-- start of Recorded information --

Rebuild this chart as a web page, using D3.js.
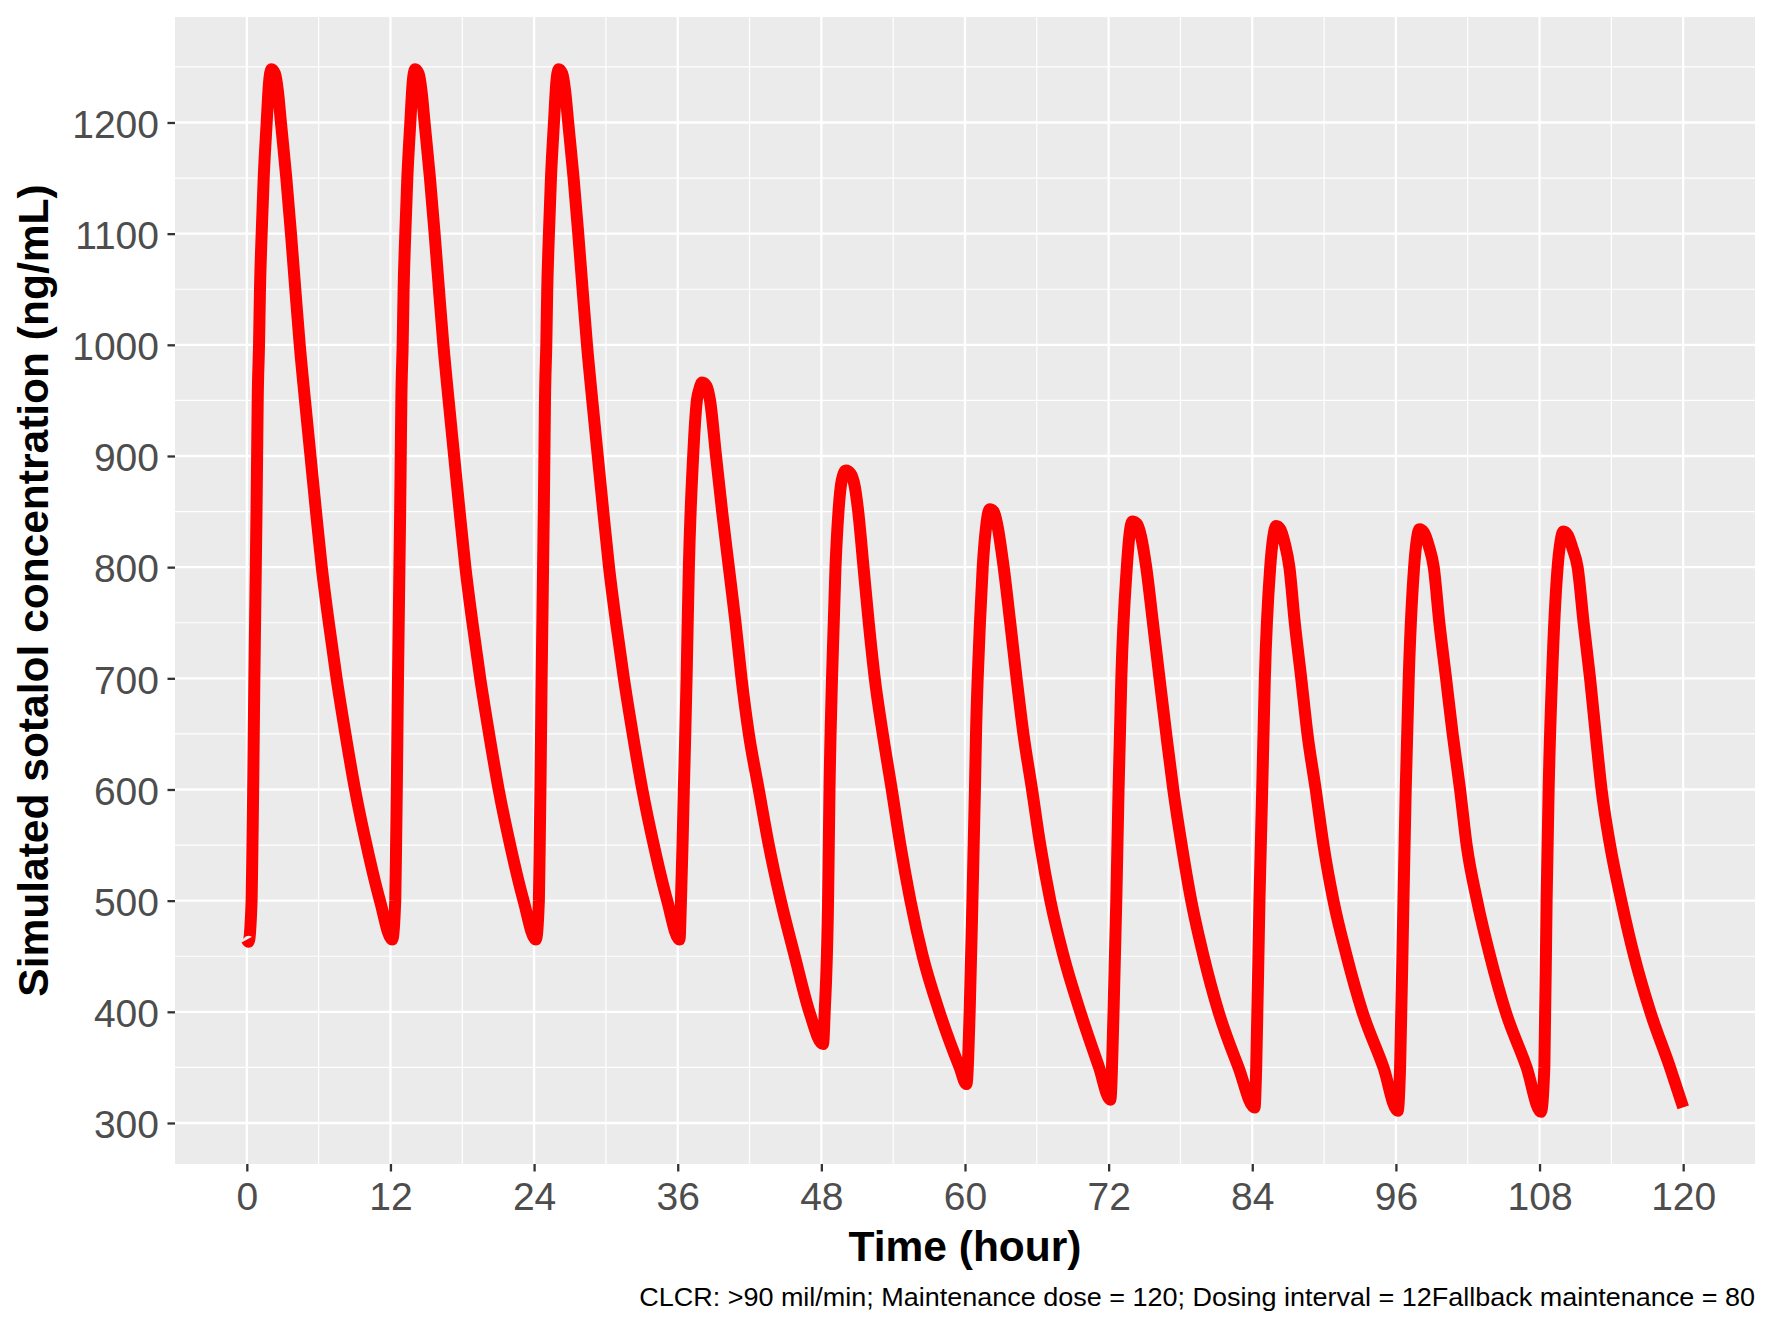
<!DOCTYPE html>
<html><head><meta charset="utf-8">
<script src="https://cdn.jsdelivr.net/npm/d3@7"></script>
<style>body{margin:0;background:#fff}svg{display:block}</style>
</head><body>
<svg id="chart" width="1772" height="1329"></svg>
<script>
// ---- data (time in hours, concentration in ng/mL) ----
const interval1 = [[0,465],[0.15,463],[0.4,500],[0.47,550],[0.53,600],[0.58,650],[0.63,700],[0.69,750],[0.75,800],[0.81,850],[0.86,900],[0.91,950],[1.02,1000],[1.1,1050],[1.24,1100],[1.41,1150],[1.66,1200],[1.85,1235],[2.05,1248],[2.35,1244],[2.6,1228],[2.85,1200],[3.3,1150],[3.69,1100],[4.05,1050],[4.42,1000],[4.86,950],[5.32,900],[5.78,850],[6.26,800],[6.85,750],[7.5,700],[8.24,650],[9.04,600],[10.0,550],[11.12,500],[12.15,465]];
const interval2 = [[12.4,500],[12.47,550],[12.53,600],[12.58,650],[12.63,700],[12.69,750],[12.75,800],[12.81,850],[12.86,900],[12.91,950],[13.02,1000],[13.1,1050],[13.24,1100],[13.41,1150],[13.66,1200],[13.85,1235],[14.05,1248],[14.35,1244],[14.6,1228],[14.85,1200],[15.3,1150],[15.69,1100],[16.05,1050],[16.42,1000],[16.86,950],[17.32,900],[17.78,850],[18.26,800],[18.85,750],[19.5,700],[20.24,650],[21.04,600],[22.0,550],[23.12,500],[24.15,465]];
const interval3 = [[24.4,500],[24.47,550],[24.53,600],[24.58,650],[24.63,700],[24.69,750],[24.75,800],[24.81,850],[24.86,900],[24.91,950],[25.02,1000],[25.1,1050],[25.24,1100],[25.41,1150],[25.66,1200],[25.85,1235],[26.05,1248],[26.35,1244],[26.6,1228],[26.85,1200],[27.3,1150],[27.69,1100],[28.05,1050],[28.42,1000],[28.86,950],[29.32,900],[29.78,850],[30.26,800],[30.85,750],[31.5,700],[32.24,650],[33.04,600],[34.0,550],[35.12,500],[36.15,465]];
const interval4 = [[36.27,500],[36.4,550],[36.51,600],[36.63,650],[36.74,700],[36.93,800],[37.29,900],[37.6,950],[37.8,960],[38.04,966],[38.4,963],[38.7,950],[39.2,900],[39.71,850],[40.27,800],[40.83,750],[41.33,700],[41.94,650],[42.77,600],[43.61,550],[44.61,500],[45.78,450],[47.0,400],[48.14,371]];
const interval5 = [[48.28,400],[48.56,500],[48.68,600],[48.89,700],[49.18,800],[49.43,850],[49.7,878],[50.05,887],[50.45,884],[50.8,872],[51.08,850],[51.52,800],[51.96,750],[52.46,700],[53.13,650],[53.88,600],[54.6,550],[55.44,500],[56.47,450],[57.86,400],[59.55,350],[60.12,335]];
const interval6 = [[60.39,400],[60.62,500],[60.83,600],[60.92,650],[61.06,700],[61.25,750],[61.48,800],[61.78,838],[62.05,852],[62.4,850],[62.7,838],[63.23,800],[63.78,750],[64.31,700],[64.88,650],[65.6,600],[66.29,550],[67.13,500],[68.24,450],[69.63,400],[71.2,350],[72.14,321]];
const interval7 = [[72.41,400],[72.64,500],[72.83,600],[73.06,700],[73.52,800],[73.75,830],[73.98,841],[74.35,839],[74.7,828],[75.14,800],[75.7,750],[76.25,700],[76.81,650],[77.4,600],[78.1,550],[78.9,500],[79.93,450],[81.18,400],[82.85,350],[84.19,314]];
const interval8 = [[84.33,350],[84.6,500],[84.83,600],[85.05,700],[85.5,800],[85.75,827],[86.0,837],[86.35,834],[86.7,822],[87.1,800],[87.55,750],[88.09,700],[88.61,650],[89.3,600],[89.95,550],[90.78,500],[91.89,450],[93.2,400],[94.96,350],[96.15,311]];
const interval9 = [[96.35,350],[96.63,500],[96.82,600],[97.07,700],[97.52,800],[97.75,825],[97.96,834],[98.35,831],[98.75,819],[99.16,800],[99.63,750],[100.19,700],[100.74,650],[101.36,600],[101.91,550],[102.78,500],[103.87,450],[105.17,400],[106.92,350],[108.12,310]];
const interval10 = [[108.4,350],[108.59,500],[108.76,600],[109.04,700],[109.51,800],[109.75,823],[109.99,832],[110.35,829],[110.75,817],[111.18,800],[111.68,750],[112.22,700],[112.69,650],[113.18,600],[113.89,550],[114.83,500],[115.91,450],[117.25,400],[118.9,350],[120,314]];

const xTickValues = [0,12,24,36,48,60,72,84,96,108,120];
const xMinorValues = [6,18,30,42,54,66,78,90,102,114];
const yTickValues = [300,400,500,600,700,800,900,1000,1100,1200];
const yMinorValues = [350,450,550,650,750,850,950,1050,1150,1250];
const xTitle = "Time (hour)";
const yTitle = "Simulated sotalol concentration (ng/mL)";
const captionText = "CLCR: >90 mil/min; Maintenance dose = 120; Dosing interval = 12Fallback maintenance = 80";

// ---- layout ----
const panel = {left:175, right:1755, top:17, bottom:1164};
const FONT = "'Liberation Sans', Arial, Helvetica, sans-serif";

const series = [].concat(interval1, interval2, interval3, interval4, interval5,
                         interval6, interval7, interval8, interval9, interval10);

const xe = d3.extent(series, d => d[0]);
const ye = d3.extent(series, d => d[1]);
const xp = (xe[1]-xe[0])*0.05, yp = (ye[1]-ye[0])*0.05;
const x = d3.scaleLinear().domain([xe[0]-xp, xe[1]+xp]).range([panel.left, panel.right]);
const y = d3.scaleLinear().domain([ye[0]-yp, ye[1]+yp]).range([panel.bottom, panel.top]);

const svg = d3.select("#chart");
svg.append("rect").attr("width",1772).attr("height",1329).attr("fill","#fff");

svg.append("rect")
  .attr("x", panel.left).attr("y", panel.top)
  .attr("width", panel.right-panel.left).attr("height", panel.bottom-panel.top)
  .attr("fill", "#EBEBEB");

const grid = svg.append("g");
grid.selectAll(".xmin").data(xMinorValues).join("line")
  .attr("x1", d=>x(d)).attr("x2", d=>x(d)).attr("y1", panel.top).attr("y2", panel.bottom)
  .attr("stroke","#fff").attr("stroke-width",1.2);
grid.selectAll(".ymin").data(yMinorValues).join("line")
  .attr("y1", d=>y(d)).attr("y2", d=>y(d)).attr("x1", panel.left).attr("x2", panel.right)
  .attr("stroke","#fff").attr("stroke-width",1.2);
grid.selectAll(".xmaj").data(xTickValues).join("line")
  .attr("x1", d=>x(d)).attr("x2", d=>x(d)).attr("y1", panel.top).attr("y2", panel.bottom)
  .attr("stroke","#fff").attr("stroke-width",2.3);
grid.selectAll(".ymaj").data(yTickValues).join("line")
  .attr("y1", d=>y(d)).attr("y2", d=>y(d)).attr("x1", panel.left).attr("x2", panel.right)
  .attr("stroke","#fff").attr("stroke-width",2.3);

const line = d3.line().x(d=>x(d[0])).y(d=>y(d[1])).curve(d3.curveMonotoneX);
svg.append("path").datum(series)
  .attr("d", line)
  .attr("fill","none").attr("stroke","#FF0000")
  .attr("stroke-width",12).attr("stroke-linejoin","round").attr("stroke-linecap","butt");

// axes
const xAxis = svg.append("g").attr("transform", `translate(0,${panel.bottom})`)
  .call(d3.axisBottom(x).tickValues(xTickValues).tickSize(7.5).tickPadding(11.3).tickFormat(d3.format("d")));
const yAxis = svg.append("g").attr("transform", `translate(${panel.left},0)`)
  .call(d3.axisLeft(y).tickValues(yTickValues).tickSize(7.5).tickPadding(8.5).tickFormat(d3.format("d")));
[xAxis, yAxis].forEach(g => {
  g.select(".domain").remove();
  g.selectAll(".tick line").attr("stroke","#333333").attr("stroke-width",2.3);
  g.selectAll(".tick text").attr("fill","#4D4D4D").style("font-family",FONT).style("font-size","39px");
});
yAxis.selectAll(".tick text").attr("dy","0.38em");

svg.append("text").text(xTitle)
  .attr("x", (panel.left+panel.right)/2).attr("y", 1261)
  .attr("text-anchor","middle").style("font-family",FONT).style("font-weight","bold")
  .style("font-size","42.5px").attr("fill","#000");

svg.append("text").text(yTitle)
  .attr("transform", `translate(48,${(panel.top+panel.bottom)/2}) rotate(-90)`)
  .attr("text-anchor","middle").style("font-family",FONT).style("font-weight","bold")
  .style("font-size","42.5px").attr("fill","#000");

svg.append("text").text(captionText)
  .attr("transform", `translate(${panel.right},1306) scale(1.08,1)`)
  .attr("text-anchor","end").style("font-family",FONT)
  .style("font-size","25px").attr("fill","#000");
</script>
</body></html>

-- end of Recorded information --

- _Objective_
Gather and copy every line of the data in which the string "chart" is found.

- _Response to this task_
Rebuild this chart as a web page, using D3.js.
<svg id="chart" width="1772" height="1329"></svg>
const svg = d3.select("#chart");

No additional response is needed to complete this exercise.